10 bullied pupils take complaints to top each week
Parents are making an average of 10 complaints a week to the Department of Education about bullying in schools.
The figure takes no account of complaints made within the schools themselves, which do not have to be reported on to the department.
In the first four months of this year, parents went over the heads of the school boards of management and lodged 160 complaints directly with the Education Department. This compares with 438 complaints for the whole of last year.
Education Minister Mary Coughlan, who has released the figures, said she is anxious to support schools in tackling the problem and that a number of supports have been put in place.
All schools have to have a Code of Behaviour, which should include provisions for dealing with serious breaches of discipline and outline the school's policy on suspension and expulsion.
The minister, in response to questions from Deputies Billy Timmins and Charles Flanagan, stressed that there was no obligation for bullying incidents to be reported to her department other than where a student was suspended or expelled and wanted to appeal the decision. Her department did, however, receive a number of complaints directly from parents. In these cases the department's role was "to provide advice to parents and students on the operation of the schools' complaints procedures".
Anti-bullying education, she added, was now a compulsory part of the curriculum at primary and post-primary level.

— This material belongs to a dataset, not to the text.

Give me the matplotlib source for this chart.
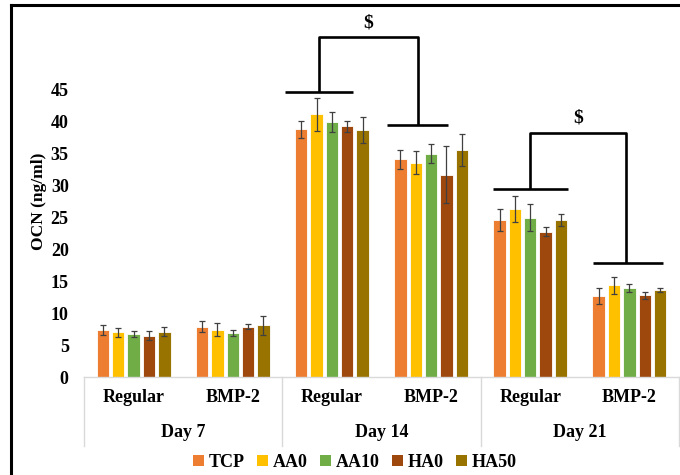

Where complaints related to child abuse, child safety or the protection of children, her department would deal with the issues.
Playground
The Nationwide Study of Bullying in Irish first and second level schools, conducted by Dr Mona O'Moore in Trinity College, Dublin, showed that 31pc of primary students and 16pc of secondary students have been bullied at some time.
About 200,000 children are at risk of suffering the ill effects of bullying. Seven in 10 primary school children who were bullied said it happened in the playground while 31pc said it happened in the classroom.
At secondary level the most common place to be bullied was in the classrooms, with 47pc of victimised children complaining that it happened there.